Input-Output Characteristic

• The input signal spans from -V to +V (denoted as Full Scale Range, FSR).
• If quantizing into 4 levels, the step size (Δ) is calculated as:
  • Step size (Δ) = Total Range / Number of Levels = (2V) / 4 = V / 2.
• Normalization is done with respect to the step size for easier analysis.

Quantization Error

• Quantization error occurs as a result of rounding off the input signal to the nearest quantization level.
• The quantization error (Q) can be modeled as the difference between the quantized output (V) and the actual input (Y):
  • Q = V - Y.
• This results in a non-linear operation, as the output does not scale linearly with the input.

Types of Quantizers

• Mid-Rise Quantizer: No quantization level at zero (even number of levels).
• Mid-Tread Quantizer: At least one quantization level at zero (odd number of levels).

Characteristics of Quantization Noise

• The quantization error is often treated as a random signal (noise) under certain assumptions.
• Assumptions made:
  1. Quantization noise is independent of the input signal.
  2. The probability density function (PDF) of the quantization noise is uniform within the range of ±Δ/2.

Signal to Quantization Noise Ratio (SQNR)

• SQNR is a key metric for assessing ADC performance.
• Formula for peak SQNR for sinusoidal signals:
  • SQNR (dB) = 6n + 1.76, where n is the number of bits.
• Example: For a 10-bit ADC, maximum SQNR is about 61 dB.

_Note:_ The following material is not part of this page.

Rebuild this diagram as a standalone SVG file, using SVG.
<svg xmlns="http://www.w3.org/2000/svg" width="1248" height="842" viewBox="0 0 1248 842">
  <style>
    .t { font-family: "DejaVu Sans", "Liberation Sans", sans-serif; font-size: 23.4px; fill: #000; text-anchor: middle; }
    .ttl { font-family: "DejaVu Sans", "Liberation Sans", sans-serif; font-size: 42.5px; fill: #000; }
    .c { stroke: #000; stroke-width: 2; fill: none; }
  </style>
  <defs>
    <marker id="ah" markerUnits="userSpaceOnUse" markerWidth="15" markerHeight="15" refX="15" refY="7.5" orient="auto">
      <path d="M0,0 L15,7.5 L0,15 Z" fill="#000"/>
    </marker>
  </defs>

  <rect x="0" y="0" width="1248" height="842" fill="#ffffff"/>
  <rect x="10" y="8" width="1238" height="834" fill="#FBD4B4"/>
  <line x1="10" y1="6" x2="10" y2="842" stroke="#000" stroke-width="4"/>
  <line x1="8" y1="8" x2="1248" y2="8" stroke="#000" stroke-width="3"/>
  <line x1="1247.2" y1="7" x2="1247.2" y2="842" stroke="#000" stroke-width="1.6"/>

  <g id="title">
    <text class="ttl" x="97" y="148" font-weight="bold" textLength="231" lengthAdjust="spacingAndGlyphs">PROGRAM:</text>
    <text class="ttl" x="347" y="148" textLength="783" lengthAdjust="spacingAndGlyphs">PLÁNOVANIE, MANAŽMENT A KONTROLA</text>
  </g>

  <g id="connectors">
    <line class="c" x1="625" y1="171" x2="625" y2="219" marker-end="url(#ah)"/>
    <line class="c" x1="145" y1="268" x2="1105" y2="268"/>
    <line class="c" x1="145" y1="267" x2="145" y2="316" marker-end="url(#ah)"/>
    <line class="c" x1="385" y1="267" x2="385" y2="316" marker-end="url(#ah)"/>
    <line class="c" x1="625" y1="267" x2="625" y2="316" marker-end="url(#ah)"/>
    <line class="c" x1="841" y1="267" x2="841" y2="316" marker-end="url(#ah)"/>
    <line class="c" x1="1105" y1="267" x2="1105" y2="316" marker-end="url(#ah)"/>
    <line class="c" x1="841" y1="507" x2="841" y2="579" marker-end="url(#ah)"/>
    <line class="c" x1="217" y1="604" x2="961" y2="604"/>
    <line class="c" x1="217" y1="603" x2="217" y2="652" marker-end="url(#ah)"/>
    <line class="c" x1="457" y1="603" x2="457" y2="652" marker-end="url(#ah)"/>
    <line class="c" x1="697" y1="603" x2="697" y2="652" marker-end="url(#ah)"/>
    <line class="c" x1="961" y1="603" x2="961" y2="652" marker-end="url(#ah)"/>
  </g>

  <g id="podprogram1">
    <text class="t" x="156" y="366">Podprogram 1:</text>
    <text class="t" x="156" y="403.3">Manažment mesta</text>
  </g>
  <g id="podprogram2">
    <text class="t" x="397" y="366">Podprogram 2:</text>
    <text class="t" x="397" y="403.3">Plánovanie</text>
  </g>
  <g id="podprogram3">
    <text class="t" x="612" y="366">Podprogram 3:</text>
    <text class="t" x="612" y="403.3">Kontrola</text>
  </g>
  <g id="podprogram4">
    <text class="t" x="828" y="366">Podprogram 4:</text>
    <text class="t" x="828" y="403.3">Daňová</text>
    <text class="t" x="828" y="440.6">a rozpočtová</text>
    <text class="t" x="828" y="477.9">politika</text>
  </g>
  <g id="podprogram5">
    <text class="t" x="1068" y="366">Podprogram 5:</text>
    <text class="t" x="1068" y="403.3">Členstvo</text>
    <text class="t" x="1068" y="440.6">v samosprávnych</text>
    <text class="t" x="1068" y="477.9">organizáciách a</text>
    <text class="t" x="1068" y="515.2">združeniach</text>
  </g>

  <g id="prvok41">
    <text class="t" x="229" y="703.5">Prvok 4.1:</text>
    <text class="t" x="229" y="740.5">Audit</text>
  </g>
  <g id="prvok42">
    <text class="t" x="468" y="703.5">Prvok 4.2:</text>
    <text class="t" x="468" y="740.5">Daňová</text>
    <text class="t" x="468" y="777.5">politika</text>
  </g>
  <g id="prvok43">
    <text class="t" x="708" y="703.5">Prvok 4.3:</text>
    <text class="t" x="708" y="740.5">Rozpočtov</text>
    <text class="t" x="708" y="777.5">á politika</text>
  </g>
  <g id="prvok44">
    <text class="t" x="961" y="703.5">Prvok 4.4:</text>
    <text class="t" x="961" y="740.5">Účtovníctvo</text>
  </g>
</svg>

Effective Number of Bits (ENOB)

• ENOB quantifies the effective resolution of an ADC beyond just the number of bits.
• ENOB is important for determining actual performance despite circuit nonidealities.

Practical Considerations

• The quantization noise power is derived as:
  • Noise Power = Δ² / 12.
• Effective resolution and SQNR calculations are made under sinusoidal signal conditions.
• Frequency domain analysis is emphasized for accurately measuring signal and noise power when using quantizers.

Conclusion

• Quantization is a crucial operation in ADCs, with significant implications for signal processing.
• Understanding quantization errors and noise is essential for designing effective ADC systems.